Kita percaya akan kuasa Allah, tetapi juga percaya akan Pribadi-Nya, bahwa Allah itu baik. Masalahnya sekarang adalah baik menurut siapa, dan baik yang bagaimana? Itu problem-nya, itu masalahnya. Semua orang bisa berkata: “Allah itu baik” tetapi baik menurut versi siapa? Baik yang bagaimana? Kalau orang Kristen duniawi, memandang Allah itu baik kalau membuat mereka sukses dalam bisnis, kalau mereka itu memiliki usaha yang maju, kalau mereka memiliki tubuh sehat, semua running well; semua berjalan baik, berjalan lancar, baru mereka dapat berkata: “Allah baik, sungguh baik.” Lalu, apakah kebaikan Allah hanya diukur demikian? Itu bodoh, tidak bijaksana, tidak berhikmat, dan tidak mengenal kebenaran.

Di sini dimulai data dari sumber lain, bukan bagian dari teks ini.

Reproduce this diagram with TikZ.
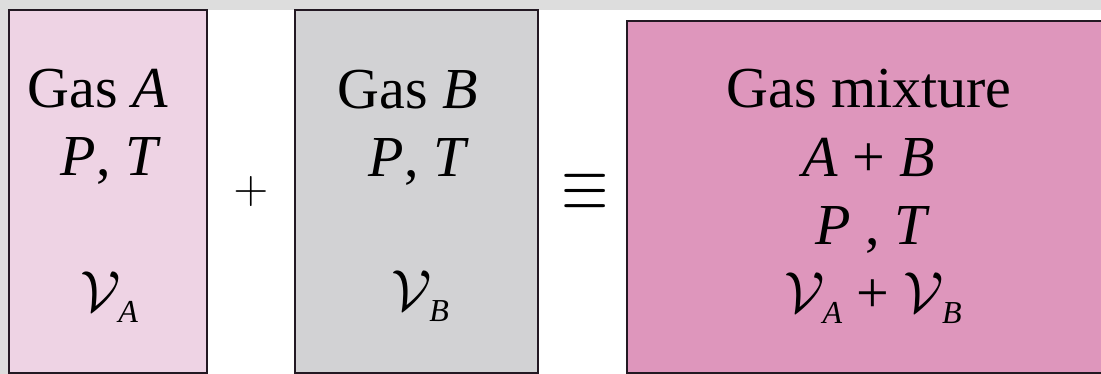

“Baik” yang dimaksud haruslah baik menurut Tuhan. Ini sama dengan banyak orang mengerti apa artinya “Injil” yaitu kabar baik. Kita semua tahu Injil artinya Kabar Baik. Tetapi kabar baik untuk siapa? Kabar baik yang bagaimana? Inilah yang penting dari hal ini. Sudah terjadi banyak kesesatan atau penyimpangan dalam hidup banyak orang Kristen karena mereka memandang “baik” dari perspektif, dari sudut pandang manusia, dari sudut pandang pemenuhan kebutuhan jasmani, dipandang dari perkara duniawi. Itu salah. Kebaikan Tuhan harus dipandang dari sudut Tuhan; dari perspektif Tuhan. Tuhan menghendaki tidak seorang pun binasa. Maksudnya, Tuhan menghendaki kita dewasa, sempurna, dan serupa dengan Yesus; menjadi manusia baru.
Semua di dalam kontrol Tuhan, maka tidak mungkin ada kejadian yang terjadi di luar kendali Tuhan.